We've seen ETNZ handle their beast with aplomb.
We've seen Oracle Racing devoured.
But now, for the first time, we have a real inside evaluation of the AC72. It comes courtesy of Loick Peyron, who is working with Artemis Racing and has probably sailed more miles in more multihull designs than just about any sailor on the planet.
Peyron knows what he is talking about, so when he talks it is worth listening. And, after four outings with Artemis' AC72, he has offered a bracingly honest and intriguing evaluation of the AC72 design. And in his view
it is very, very, tricky:
Loïck Peyron: “We have sailed aboard her four times and she is extremely powerful. That isn’t that much of a surprise for me, as I have spent a long time looking at the design of these machines, but it is still all very impressive. To sum up, these are boats that aren’t that wide or that big, but which have a very powerful “engine”. To get an idea of what I mean, it’s a bit like putting a V8 or V12 engine on a go-kart. So it is no easy matter making use of all that power. We saw what can happen when Oracle capsized. These machines require caution. My job was to be something like a test pilot on this AC72. I’m here to find just how far we can take things and avoid those hairy moments, when the boat starts to dig in, for example.

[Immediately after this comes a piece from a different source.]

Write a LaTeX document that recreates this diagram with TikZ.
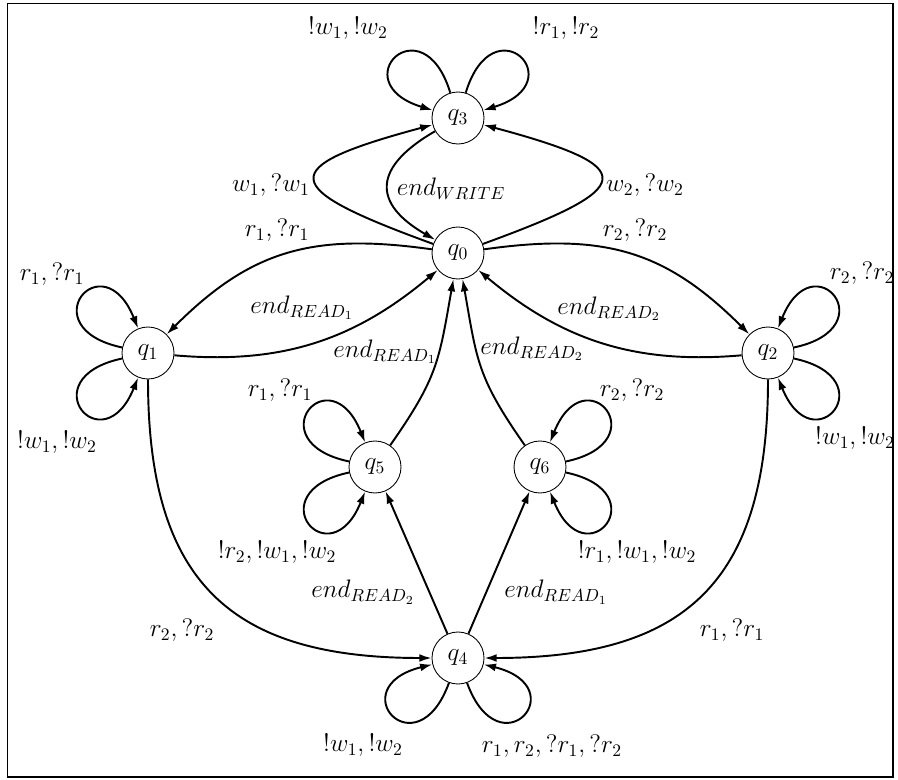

Already by the second or third trip, I found myself out there on the helm and I can say it’s fascinating.”
What is the difference from an AC45?
LP: “They don’t have that much in common. Proportionally, the AC72s are much more unstable. Because looking at the base, the engine is that much more powerful. You need to add on a third more power to an AC45 to get some sort of idea. And then, there is the sheer scale: everything is that much heavier, including the wing, of course and the centre of gravity is not that well placed, as it is higher up. On top of that, there is a lot of inertia… the “engine” is extremely powerful, but above all she is always in gear. And of course, you can’t take in a reef…”
“Yes. Of all the boats I have sailed on, she is the trickiest. When you start flying downwind, it is very impressive and that is one of the major questions that interest us: you need to find a compromise, knowing when to fly, but above all without using too much energy to do that. For me, flying aircraft for more than twenty years, it is very interesting. After each day out there sailing, we need to spend several days ashore fine-tuning the boat on every level. For the moment, we are just working on boat number 1, but we have already got some ideas about the second one. With the first one, it’s rather like racing with 30kg on your shoulders. Once the second boat is on the water, that weight won’t be there any more.”
“Very. For the moment, we’re taking it step by step deliberately, so we’re not out there looking for the highest speed. But we have already reached 26 knots in just 10 knots of wind.”